I would venture a guess that most people outside of Philadelphia have never heard of Washington Square, a 6.4 acre park sitting diagonal on the city grid from Independence Hall, birthplace of the United States. This vast grassy park is surrounded by towering apartment buildings, nineteenth-century townhouses, and historic office buildings such as the 1910 Curtis building, a historic center of publishing in America (Saturday Evening Post, Ladies Home Journal, Jack and Jill). I’ve always been fascinated with the history of this urban oasis.

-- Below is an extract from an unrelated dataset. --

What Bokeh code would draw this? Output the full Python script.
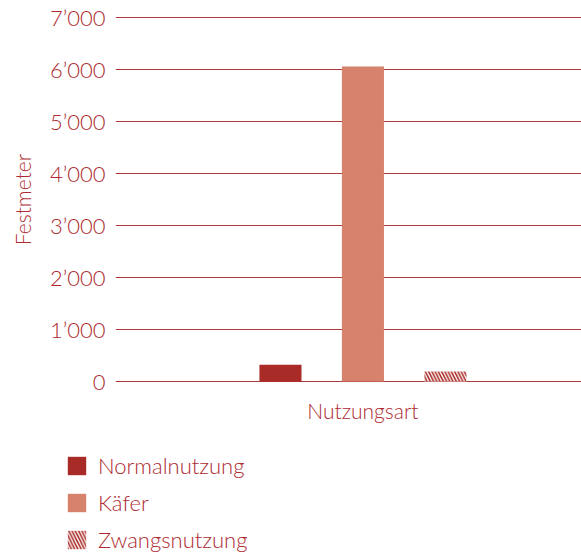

The Square is one of the five squares laid out in 1682 by the city’s founder William Penn. Originally called Southeast Square (one source says Quakers did not name parks for people), the name was changed to honor America’s first president George Washington in 1825. In the 1950’s it finally got a statue of the man, part of a monument to the soldiers and sailors of the American Revolution. A bronze cast of sculpture Houdon’s George Washington stands as the focal point. Beneath the statue is the Tomb of the Unknown soldier of the Revolutionary War with an eternal flame burning in front.
The Square served many purposes over the years beginning as a potter’s field, where the bodies of the poor and strangers were buried. In the early years it was also recognized as decent pasture land and cows and other animals grazed in the shadow of Pennsylvania colony’s state house. By 1776 in the early years of the American Revolution, dead soldiers from the patriot armies were buried in mass graves in the square. John Adams wrote a sad letter to his wife Abigail on April 13, 1777. “I have spent an hour, this morning, in the congregation of the dead. I took a walk into the Potters Field, a burying ground…and I never in my whole life was affected with so much melancholy.” The British occupation of the city later that year led to horrific conditions in the Walnut Street jail which sat along the edge of the square. As prisoners died, more graves filled the square. By this point it seems it was a cemetery without the official designation.
The year 1793 brought two very different events. The year started with the first human flight in the Americas. With President Washington in attendance along with future presidents Adams, Jefferson, Madison and Monroe, French aeronaut Jean Pierre Blanchard ascended in his hot-air balloon from the Walnut Street Jail yard, floated over Washington Square and landed across the Delaware River in New Jersey. Later that year one of the most severe yellow fever epidemics in American history hit the city and again the square became a burying ground. At this point one would conclude that the place was saturated with corpses.
But the neighborhood gradually improved after 1815 and became a respectable and even fashionable area to live. A tree-planting program helped to beautify the space and varied events like cattle markets and camp meetings livened up the area.
The Square holds a place in my personal history too: I came out of a friend’s house and to my horror, my car, which had been parked along the Square, was gone… the first time my car was towed from a parking space unexpectedly (getting it back was a nightmare); and the closest I ever got to President Reagan, I was standing in Washington Square and saw his motorcade go by during the celebration of the Constitution’s bicentennial.
In the latter part of the 20th century the park had become unkempt and unattractive. Thankfully, the National Park Service took over care of it in 2005 and today it has been restored and is part of Independence National Historical Park.
Related resources:
Blog post about Walnut Street Theatre
Blog post about Independence Hall
Blog post about the President’s House in Philadelphia
More info about Maxfield Parrish’s glass mural Dream Garden (mentioned in comments below)
Hi Tim, thanks for this blog! I kind of take Washington Square for granted, being that I walk through there every day on my way to work in the Curtis Building, which you also mention. It is indeed a beautiful place; at lunch I often go out and read a book under the trees in the summer. It is a place to get away from the city–although it only really takes up one full city block, you can sit there in perfect peace, away from the traffic and noise. I think the huge old trees absorb much of the sound, and all you are left with is the rustling of the leaves and the call of the birds.
I also take the Curtis Center for granted–unfortunately for me, it is merely the place where I have to go to work everyday, but there is a ton of history there too. Huge tour groups come in to take in the beautiful glass Tiffany mural in the lobby; I walk right by on the way to the elevator. If you are in the area, I encourage everyone to come check out this historic work of art-it is truly magnificent and becomes radiant on a sunny day, and also faces Independence Hall, with Washington Square to the south. Hard to beat the view, whichever way you turn on this historic corner of 6th and Walnut Street!
For many years, Washington Square was known as a center of American publishing. Not only was Curtis there, but J. B. Lippincott was on the east side. Also W. B. Saunders, Lea and Febiger, the Pennsylvania Bible Society, and the Farm Journal were here too — in fact, Saunders and the Farm Journal still are.
Also, the Curtis Center lobby contains a magnificent wall-size Tiffany mural of Maxfield Parrish’s “Dream Garden.”